Une fragmentation des chaînes de valeur mondiales
A l’opposé des années 90, lorsque le monde a connu l’essor des chaînes de valeur et un commerce international en plein essor (les exportations mondiales ayant augmenté 4,4 fois plus rapidement que le PIB entre 1990 et 1995), le paysage des échanges se recompose aujourd’hui sous l’effet d’une véritable fragmentation géoéconomique.
Cette fragmentation, selon l’économiste, est alimentée par des tensions géopolitiques exacerbées, des rivalités technologiques, des politiques industrielles interventionnistes et une transition énergétique qui redéfinit les règles du commerce international. Cependant, il est essentiel de noter que fragmentation ne signifie pas fin des échanges, précise-t-elle.
Cela constitue une recomposition, motivée par la régionalisation des chaînes de valeur (rapprochement des chaînes d’approvisionnement, ou nearshoring) et leur sécurisation, qui est désormais prioritaire sur l’efficience, à travers le friendshoring.
Selon Marrakchi, ces évolutions marquent la fin d’une « stabilité hégémonique ». « Dans les années 1990, l’Europe représentait 45 % du commerce mondial, l’Amérique du Nord 18 % et l’Asie 25 %. Le centre économique du monde se trouvait alors en Europe, en Amérique du Nord et autour de la Méditerranée. Aujourd’hui, la part de l’Europe est tombée à 36 %, celle de l’Amérique du Nord à 13 %, tandis que l’Asie atteint 35 %, notamment grâce à la Chine. Le centre de gravité de l’économie mondiale a donc migré vers l’Est », a-t-elle affirmé.
De profonds changements
La transition énergétique accélérée, ainsi que la transition écologique au sens large, constitue également un élément clé de cette recomposition, en influençant directement la compétitivité mondiale et celle des entreprises, selon l’économiste. Les pays avancés instaurent désormais des normes climatiques et environnementales de plus en plus strictes.

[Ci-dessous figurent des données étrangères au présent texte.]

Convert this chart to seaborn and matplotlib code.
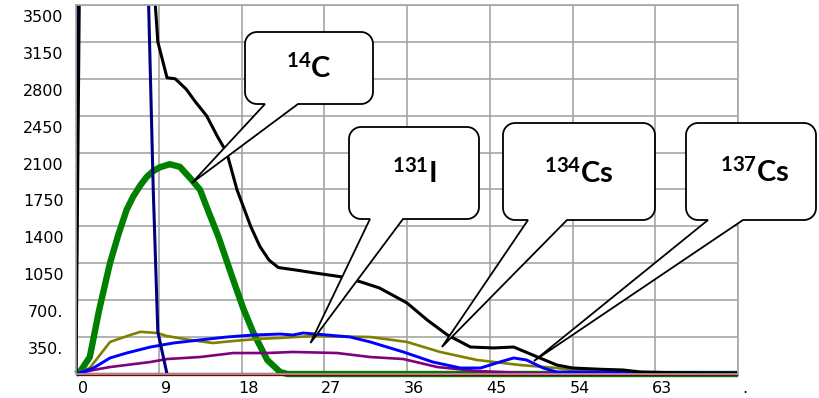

Le Macf et le paquet Fit for 55 en Europe, ou encore l’IRA (Inflation Reduction Act) introduit aux États-Unis pour soutenir les industries vertes, sont parmi les nouvelles régulations qui impactent la compétitivité globale.
Marrakchi souligne que la Tunisie, dont 70 % des exportations sont destinées à l’Union européenne, devra s’adapter et investir massivement dans les énergies renouvelables et l’efficacité énergétique, afin d’éviter une taxation carbone punitive.
Enfin, la révolution technologique, englobant la digitalisation, l’intelligence artificielle et la souveraineté industrielle, est devenue une priorité pour les États, générant de profondes implications économiques à l’échelle mondiale.
Le monde s’oriente ainsi vers une économie plus coûteuse mais aussi plus lente, explique l’économiste, car les pays privilégient la sécurisation.
Selon Marrakchi, la sécurisation des approvisionnements et la diversification des fournisseurs, visant à constituer davantage de stocks, deviennent les fondements d’une stratégie qui réduit les risques, mais qui est par ailleurs plus coûteuse, contribuant à la persistance des tensions inflationnistes et à une intensification de la concurrence pour attirer les industries stratégiques.
L’économiste estime que dans ce contexte, les politiques économiques devront prendre en compte trois impératifs clés : la souveraineté, la compétitivité et la stabilité macroéconomique.